Momentum Generation, directed and written by Jeff Zimbalist, Michael Zimbalist. Produced by Jeff Zimbalist, Michael Zimbalist, Colby Gottert, Greg Little, Justine Chiara, Karen Lauder, Laura Michalchyshyn, Lizzie Friedman, Tina Elmo. (USA) – World Premiere. In the 1990s, a motley band of teen surfers from the north shore of Oahu brought professional surfing to new heights. But as their stars rose, the competition threatened to tear their group apart. With Kelly Slater, Rob Machado, Shane Dorian, Taylor Knox, Benji Weatherley, Kalani Robb, and Ross Williams.

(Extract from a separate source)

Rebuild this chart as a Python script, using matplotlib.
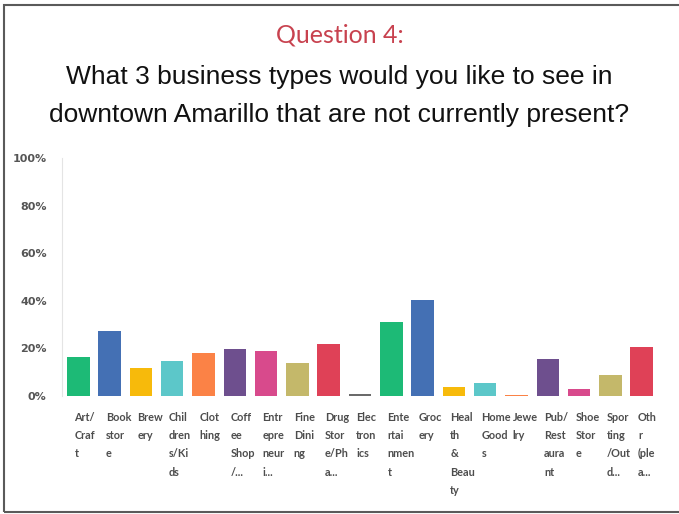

No Greater Law, directed by Tom Dumican, written by Tom Dumican, Jesse Lichtenstein. Produced by Jesse Lichtenstein. (UK, USA) – World Premiere. In Idaho’s rugged Treasure Valley, the Followers of Christ believe in God, family, and faith healing. As an investigation into the community’s high infant mortality rate closes in on the church, one patriarch fights for his right to his faith. An A&E release.
Phantom Cowboys, directed by Daniel Patrick Carbone. Produced by Ryan Scafuro, Annie Waldman, Daniel Patrick Carbone. (USA) – World Premiere. This searing documentary, which spans nearly a decade, is a meditation on youth, tradition, and the evolving hopes and dreams of modern adolescents in the forgotten industrial towns across America.
The Rachel Divide, directed by Laura Brownson, written by Laura Brownson, Jeff Gilbert. Produced by Laura Brownson, Bridget Stokes, Khaliah Neal. (USA) – World Premiere. Rachel Dolezal became infamous when she was unmasked as a white woman passing for black so thoroughly that she had become the head of her local N.A.A.C.P. chapter. This portrait cuts through the very public controversy to reveal Dolezal’s motivations. A Netflix release.
Tanzania Transit, directed by Jeroen van Velzen, written by Jeroen van Velzen, Esther Eenstroom. Produced by Digna Sinke. (Netherlands) – World Premiere. A train journey across Tanzania captures a microcosm of contemporary African society in Tribeca alum Jeroen van Velzen’s captivating and visually stunning road movie.
United Skates, directed and produced by Dyana Winkler, Tina Brown. (USA) – World Premiere. Credited with incubating East Coast hip-hop and West Coast rap, America’s roller rinks have long been bastions of regional African-American culture, music, and dance. As rinks shutter across the country, a few activists mount a last stand.
When Lambs Become Lions, directed by Jon Kasbe. Produced by Jon Kasbe, Innbo Shim, Tom Yellin, Andrew Harrison Brown. (USA) – World Premiere. In the Kenyan bush, a crackdown on ivory poaching forces a silver-tongued second-generation poacher to seek out an unlikely ally in this fly-on-the-wall look at both sides of the conservation divide.
Yellow is Forbidden, directed and written by Pietra Brettkelly. Produced by Pietra Brettkelly, Richard Fletcher, Naomi Wallwork. (New Zealand) – World Premiere. Celebrated Chinese couturier Guo Pei is perhaps best known for designing the brilliant gold gown Rihanna wore to the Met Ball in 2015. But Guo’s quest to be recognized by the gatekeepers of Paris haute couture goes beyond the red carpet and taps into global power dynamics and the perpetual tension between art and commerce.